Record sea level rise
The level of the sea on the East Coast rose twice as much on average between 1900 and 2000 than it did in the previous century, according to a study published by Rutgers University researchers in the journal Nature Communications. That rise in sea level was the fastest in 2,000 years. The study was the first to use a so-called “sea level budget” to gauge the pace of sea level rise at sites in New Jersey, Connecticut, New York and North Carolina. The rate of sea-level rise for the six sites studied ranged from 2.6 to 3.6 millimeters per year, about 1 to 1.4 inches a decade. The sites studied included East River Marsh in Guilford.
The cost of electricity in Connecticut is more than 8 cents higher than the national average, according to a report from Porch.com.

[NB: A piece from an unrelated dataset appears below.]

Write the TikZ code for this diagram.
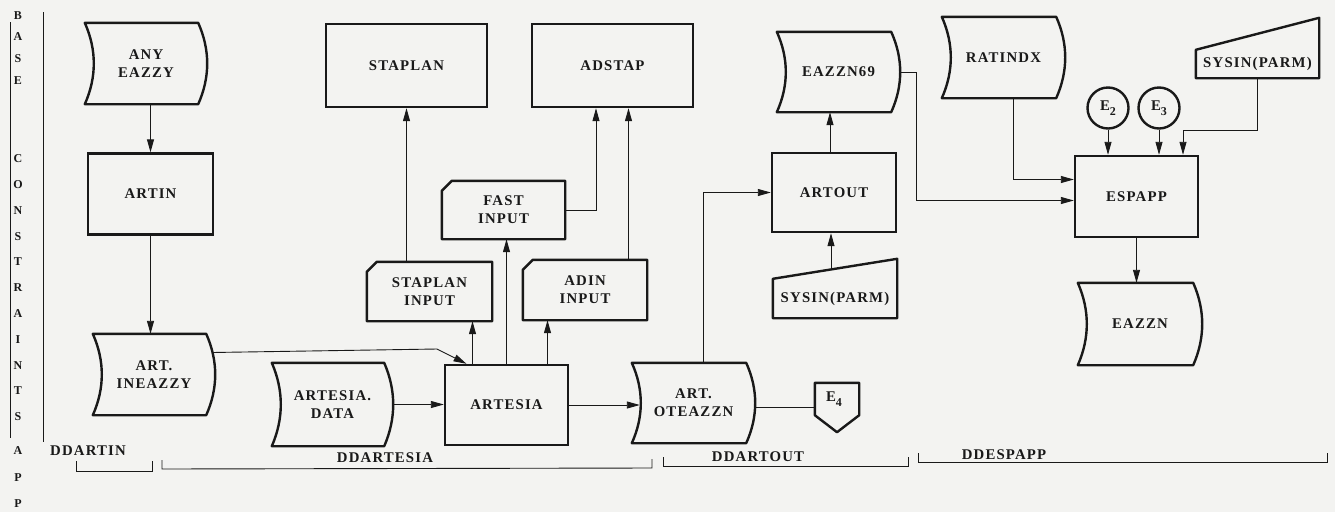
\documentclass[tikz,border=0pt]{standalone}
\usepackage{fontspec}
\setmainfont[LetterSpace=8]{Liberation Serif}
\usetikzlibrary{arrows.meta,calc}
\definecolor{paper}{RGB}{243,243,241}
\definecolor{ink}{RGB}{25,25,25}
% storage symbol: name, x1, y1, x2, y2, text  (y grows downward)
\newcommand\store[6]{%
  \node[txt, minimum width={(#4-#2)*1pt}, minimum height={(#5-#3)*1pt}] (#1) at ({(#2+#4)/2},{(#3+#5)/2}) {#6};
  \draw[box] (#1.north west) .. controls +(12,{(#5-#3)/3}) and +(12,{-(#5-#3)/3}) .. (#1.south west)
     -- ([xshift=-9pt]#1.south east) .. controls +(12,{-(#5-#3)/3}) and +(12,{(#5-#3)/3}) .. ([xshift=-9pt]#1.north east) -- cycle;
}
\newcommand\card[1]{%
  \draw[box] ([xshift=10pt]#1.north west) -- (#1.north east) -- (#1.south east) -- (#1.south west) -- ([yshift=-10pt]#1.north west) -- cycle;
}
\newcommand\subx[1]{\raisebox{-5pt}{\fontsize{12}{12}\selectfont #1}}
\begin{document}
\begin{tikzpicture}[x=1pt,y=-1pt,
  box/.style={draw=ink, line width=2.4pt, line join=round},
  txt/.style={font=\fontsize{14.8}{18}\selectfont\bfseries, text=ink, align=center, inner sep=0pt},
  rect/.style={txt, draw=ink, line width=2.4pt},
  conn/.style={draw=ink, line width=0.9pt},
  arr/.style={conn, -{Triangle[length=13pt,width=7pt]}},
  side/.style={font=\fontsize{12}{21.8}\selectfont\bfseries, text=ink, align=center, inner sep=0pt},
  brk/.style={draw=ink, line width=0.9pt}]
\fill[paper] (0,0) rectangle (1335,512);
\useasboundingbox (0,0) rectangle (1335,512);

% left margin
\draw[brk] (10,22) -- (10,438);
\draw[brk] (43,12) -- (43,442);
\node[side, anchor=north] (base) at (18,11) {B\\A\\S\\E};
\node[side, anchor=north, font=\fontsize{12}{25.8}\selectfont\bfseries] (constr) at (18,154.5) {C\\O\\N\\S\\T\\R\\A\\I\\N\\T\\S};
\node[side, anchor=north, font=\fontsize{12}{26.5}\selectfont\bfseries] (app) at (18,446.5) {A\\P\\P};

% DDARTIN
\store{anyeazzy}{85}{23}{207}{104}{ANY\\EAZZY}
\node[rect, minimum width=125, minimum height=81] (artin) at (150.5,194) {ARTIN};
\store{ineazzy}{93}{334}{215}{415}{ART.\\INEAZZY}

% DDARTESIA
\store{data}{272}{363}{393}{446}{ARTESIA.\\DATA}
\node[rect, minimum width=123, minimum height=80] (artesia) at (506.5,405) {ARTESIA};
\node[txt, minimum width=125, minimum height=59] (stinput) at (429.5,291.5) {STAPLAN\\INPUT}; \card{stinput}
\node[txt, minimum width=123, minimum height=58] (fast) at (503.5,210) {FAST\\INPUT}; \card{fast}
\node[txt, minimum width=124, minimum height=60] (adin) at (585,290) {ADIN\\INPUT}; \card{adin}
\node[rect, minimum width=161, minimum height=83] (staplan) at (406.5,65.5) {STAPLAN};
\node[rect, minimum width=161, minimum height=83] (adstap) at (612.5,65.5) {ADSTAP};

% DDARTOUT
\store{oteazzn}{632}{363}{755}{443}{ART.\\OTEAZZN}
\node[rect, minimum width=124, minimum height=79] (artout) at (834,192.5) {ARTOUT};
\store{eazzn69}{777}{32}{900}{112}{EAZZN69}
\node[txt, minimum width=124, minimum height=39] (sysina) at (835,298.5) {SYSIN(PARM)};
\draw[box] (sysina.south west) -- (sysina.north west) -- ([yshift=20pt]sysina.north east) -- (sysina.south east) -- cycle;
\node[txt, minimum width=44, minimum height=49] (e4) at (837,407.5) {\hspace*{-6pt}\raisebox{6pt}[0pt][0pt]{E\subx{4}}};
\draw[box] (e4.north west) -- (e4.north east) -- ([yshift=17pt]e4.south east) -- (e4.south) -- ([yshift=17pt]e4.south west) -- cycle;

% DDESPAPP
\store{ratindx}{942}{17}{1065}{98}{RATINDX}
\node[rect, minimum width=123, minimum height=81] (espapp) at (1136.5,196.5) {ESPAPP};
\node[rect, circle, minimum size=41] (e2) at (1108,108) {E\subx{2}};
\node[rect, circle, minimum size=41] (e3) at (1159,108) {E\subx{3}};
\node[txt, minimum width=123, minimum height=28] (sysinb) at (1257.5,64) {SYSIN(PARM)};
\draw[box] (sysinb.south west) -- (sysinb.north west) -- ([yshift=32pt]sysinb.north east) -- (sysinb.south east) -- cycle;
\store{eazzn}{1078}{283}{1202}{365}{EAZZN}

% connectors
\draw[arr] (anyeazzy.south -| artin.north) -- (artin.north);
\draw[arr] (artin.south) -- (artin.south |- ineazzy.north);
\draw[arr] ([shift={(-3,-22)}]ineazzy.east) -- (437,349) -- ([xshift=-40pt]artesia.north);
\draw[arr] (data.east) -- (data.east -| artesia.west);
\draw[arr] ([xshift=-34pt]artesia.north) -- ([xshift=-34pt]artesia.north |- stinput.south);
\draw[arr] (artesia.north) -- (artesia.north |- fast.south);
\draw[arr] ([xshift=41pt]artesia.north) -- ([xshift=41pt]artesia.north |- adin.south);
\draw[arr] (staplan.south |- stinput.north) -- (staplan.south);
\draw[arr] (fast.east) -| ([xshift=-16.5pt]adstap.south);
\draw[arr] ([xshift=16pt]adstap.south |- adin.north) -- ([xshift=16pt]adstap.south);
\draw[arr] (artesia.east) -- ([xshift=8pt]oteazzn.west |- artesia.east);
\draw[arr] ([xshift=10pt]oteazzn.north) |- (artout.west);
\draw[arr] ([xshift=-4pt]artout.north) -- ([xshift=-4pt]artout.north |- eazzn69.south);
\draw[arr] ([shift={(-4,-10)}]sysina.north) -- ([xshift=-4pt]sysina.north |- artout.south);
\draw[conn] (oteazzn.east |- e4.west) -- (e4.west);
\draw[arr] (eazzn69.east) -- ++(16,0) |- ([yshift=-4pt]espapp.west);
\draw[arr] ([xshift=10pt]ratindx.south) |- ([yshift=17pt]espapp.west);
\draw[arr] (e2.south) -- (e2.south |- espapp.north);
\draw[arr] (e3.south) -- (e3.south |- espapp.north);
\draw[arr] (sysinb.south) -- ++(0,52) -| ([xshift=46.5pt]espapp.north);
\draw[arr] (espapp.south) -- (espapp.south |- eazzn.north);

% bottom labels and brackets
\node[txt] (lartin) at (88,451) {DDARTIN};
\node[txt] (lartesia) at (385,458) {DDARTESIA};
\node[txt] (lartout) at (758,457) {DDARTOUT};
\node[txt] (lespapp) at (1004,455) {DDESPAPP};
\draw[brk] (76,461) -- (76,471) -- (152,471) -- (152,461);
\draw[brk] (162,460) -- (162,469) -- (652,468) -- (652,459);
\draw[brk] (663,457) -- (663,466) -- (908,466) -- (908,457);
\draw[brk] (918,453) -- (918,462) -- (1327,462) -- (1327,453);
\end{tikzpicture}
\end{document}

The 18.66 cents per kilowatt hour the average Connecticut consumer pays is the third highest in the country. The only states with a higher cost of power are Hawaii, where the average is 28.72 cents per kilowatt hour, and Alaska, where the average is 20.22 cents per kilowatt hour. Other New England states are also pretty expensive, with Rhode Island and Massachusetts coming in fourth and fifth, respectively.
Why do we pay so much? It's complicated, but experts say that factors include high taxes and cost of doing business, past deregulation of the power industry, using electric rates to fund social programs and renewable energy, carbon reduction goals and the distance from natural gas supplies.